Power supply in the city is presently sourced from Isabela Electric Cooperative, Inc. (ISELCO I), a power franchise holder based in Alicia, Isabela. ISELCO I source its power from Magat River Hydroelectric Plant of National Power Corporation with sub-station at Rizal, Santiago City. NPC is a government agency that provides financial assistance to Electric Cooperatives and other electric power providers. While ISELCO I manages the distribution of electricity, maintenance of electric system, and collection of bills with a power consumption rate of P5.33 per kilowatt hour.
As of 2017, 100% or 37 barangays of the City has been energized. About 32,680 households or 94.69% have access to power supply. Of this magnitude, 23,670 households or 72.43% are served in the urban barangays, while the rest in rural areas.
In 2017, about 34,417 or 99.7% households have access to water supply. However, there are still 566 households without access to improved water supply (i.e. no access to either Level II or III water supply). The accomplishment for the past six years from 2011 to 2017 revealed that it is still high as compared to the MDG Target in 2016 that is 86.5%.
Majority of households in the urban barangays are being served by Santiago Water District (SANWAD), while rural barangays take water supply from deep wells, hand pumps, shallow tube wells. During summer season, water level recedes (as experienced nowadays by some household in various barangays) due to depletion of aquifers (water-bearing strata) and relatively, recharge of these aquifers is another challenging issue. While during rainy seasons or longer rain periods, water bodies are prone to contamination due to flooding. Usually in paved and impervious ground surfaces, surface run-off normally directs its flow towards the local drainage system and outfalls to rivers where minimal water percolation and recharge of aquifers has been undertaken along the way.

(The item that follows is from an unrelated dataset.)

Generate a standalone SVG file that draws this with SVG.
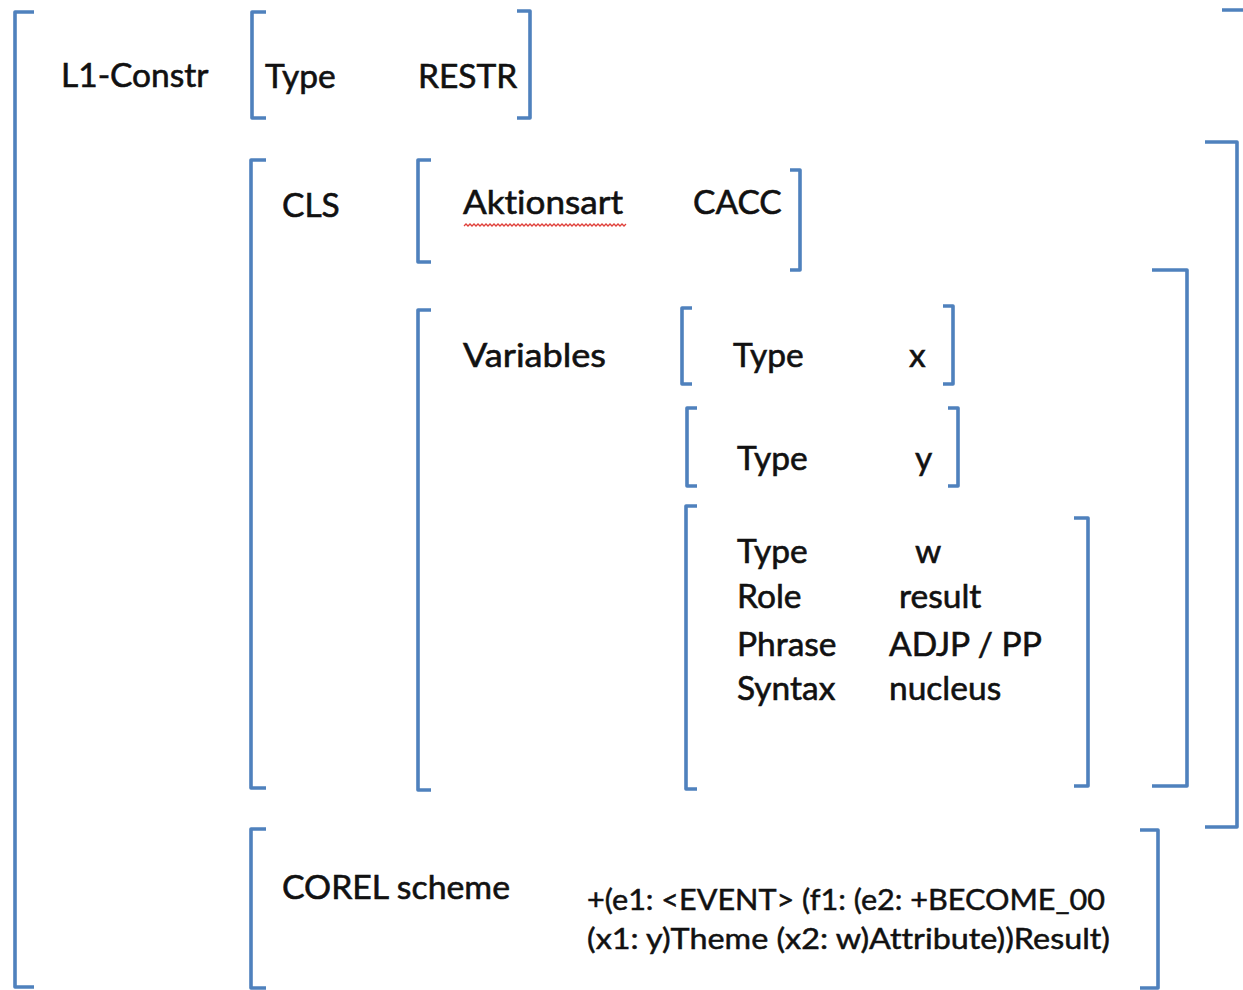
<svg xmlns="http://www.w3.org/2000/svg" width="1243" height="990" viewBox="0 0 1243 990">
<style>
.br{fill:none;stroke:#4f81bd;stroke-width:3.6;stroke-linejoin:round;stroke-linecap:butt}
.t{font-family:Lato,"Open Sans","Liberation Sans",sans-serif;font-size:33.5px;fill:#111;stroke:#111;stroke-width:0.6;font-variant-ligatures:none}
.s{font-family:Lato,"Open Sans","Liberation Sans",sans-serif;font-size:29px;fill:#111;stroke:#111;stroke-width:0.5;font-variant-ligatures:none}
.wavy{fill:none;stroke:#e0403a;stroke-width:1.3}
</style>
<rect width="1243" height="990" fill="#fff"/>
<g id="l1-constr">
<path class="br" d="M34,12 H15 V987 H34"/>
<path class="br" d="M1222,10 H1246 V990"/>
<text class="t" x="61" y="87">L1-Constr</text>
</g>
<g id="type-restr">
<path class="br" d="M266,12 H252 V118 H266"/>
<path class="br" d="M517,11 H530 V118 H517"/>
<text class="t" x="265" y="88">Type</text>
<text class="t" x="418" y="88">RESTR</text>
</g>
<g id="cls">
<path class="br" d="M266,160 H251 V788 H266"/>
<path class="br" d="M1205,142 H1237 V827 H1205"/>
<text class="t" x="282" y="217">CLS</text>
</g>
<g id="aktionsart">
<path class="br" d="M431,160 H418 V262 H431"/>
<path class="br" d="M790,170 H800 V270 H790"/>
<text class="t" x="463" y="214" textLength="160" lengthAdjust="spacingAndGlyphs">Aktionsart</text>
<path class="wavy" d="M464,226 l2,-2 l2,2 l2,-2 l2,2 l2,-2 l2,2 l2,-2 l2,2 l2,-2 l2,2 l2,-2 l2,2 l2,-2 l2,2 l2,-2 l2,2 l2,-2 l2,2 l2,-2 l2,2 l2,-2 l2,2 l2,-2 l2,2 l2,-2 l2,2 l2,-2 l2,2 l2,-2 l2,2 l2,-2 l2,2 l2,-2 l2,2 l2,-2 l2,2 l2,-2 l2,2 l2,-2 l2,2 l2,-2 l2,2 l2,-2 l2,2 l2,-2 l2,2 l2,-2 l2,2 l2,-2 l2,2 l2,-2 l2,2 l2,-2 l2,2 l2,-2 l2,2 l2,-2 l2,2 l2,-2 l2,2 l2,-2 l2,2 l2,-2 l2,2 l2,-2 l2,2 l2,-2 l2,2 l2,-2 l2,2 l2,-2 l2,2 l2,-2 l2,2 l2,-2 l2,2 l2,-2 l2,2 l2,-2 l2,2 l2,-2"/>
<text class="t" x="693" y="214">CACC</text>
</g>
<g id="variables">
<path class="br" d="M431,310 H418 V790 H431"/>
<path class="br" d="M1152,270 H1187 V786 H1152"/>
<text class="t" x="463" y="367" textLength="143" lengthAdjust="spacingAndGlyphs">Variables</text>
</g>
<g id="var-x">
<path class="br" d="M692,308 H682 V384 H692"/>
<path class="br" d="M943,306 H953 V384 H943"/>
<text class="t" x="733" y="367">Type</text>
<text class="t" x="909" y="367">x</text>
</g>
<g id="var-y">
<path class="br" d="M697,408 H687 V486 H697"/>
<path class="br" d="M948,408 H958 V486 H948"/>
<text class="t" x="737" y="470">Type</text>
<text class="t" x="915" y="470">y</text>
</g>
<g id="var-w">
<path class="br" d="M697,506 H686 V789 H697"/>
<path class="br" d="M1074,518 H1088 V786 H1074"/>
<text class="t" x="737" y="563">Type</text>
<text class="t" x="915" y="563">w</text>
<text class="t" x="737" y="608">Role</text>
<text class="t" x="899" y="608">result</text>
<text class="t" x="737" y="656">Phrase</text>
<text class="t" x="889" y="656">ADJP / PP</text>
<text class="t" x="737" y="700">Syntax</text>
<text class="t" x="889" y="700">nucleus</text>
</g>
<g id="corel">
<path class="br" d="M266,829 H251 V988 H266"/>
<path class="br" d="M1140,830 H1158 V988 H1140"/>
<text class="t" x="282" y="899" textLength="228" lengthAdjust="spacingAndGlyphs">COREL scheme</text>
<text class="s" x="587" y="910" textLength="518" lengthAdjust="spacingAndGlyphs">+(e1: &lt;EVENT&gt; (f1: (e2: +BECOME_00</text>
<text class="s" x="587" y="949" textLength="523" lengthAdjust="spacingAndGlyphs">(x1: y)Theme (x2: w)Attribute))Result)</text>
</g>
<g id="connectors"></g>
</svg>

SANWAD manages to supply the water demand of the City with its existing fourteen (14) pumping stations. Currently, the consumers’ average monthly water consumption is 266,192 cubic meters.
The City of Santiago has nine (9) broadcast media stations: Two(2) FM Network Waves (DWIP & DWMX), Two(2) AM Band (DWSI AND DZRH), End Time Mission Broadcasting Services Inc., Radio Maria Foundation Inc., Music Link Entertainment & Broadcast Services, Music World Broadcasting Services, and Far East Broadcasting Co. (Phils).Inc. Each station broadcasts an average air time of 18 hours per day. Regular daily television programs are also viewed through the operation of three(3) privately owned relay station companies such as ABS-CBN, GMA Network and City Cable.
Telecommunication companies that operate in the city are SMART/PLDT, Globe, and Digitel. PLDT being the dominant telecommunication provider in the City has currently installed wired and wireless connections with a speed of 5 mbps. In the 2017 CBMS data, there are about 4,857 households with internet connection while 85% of the households utilized cellphones.
Postal service either domestic or international is mainly provided by the Philippine Postal Corporation. Package and message delivery are also provided by the LBC Cargo and JRS.
Priming itself as the institutional center of Cagayan Valley, the City of Santiago is also a key government center for 21 national government offices. The list includes 15 national government agencies and 6 government-owned and controlled corporations. The list includes the offices of TESDA-SICAT, National Food Authority (NFA), National Irrigation Authority (NIA), National Grid Corporation of the Philippines (NGCP), Municipal Trial Court (MTC), Regional Trial Court (RTC), National Bureau of Investigation (NBI) Satellite Office, Department of Foreign Affairs (DFA)-Consular Office as well as social insurance agencies like Government Service Insurance System (GSIS), and Social Security System (SSS).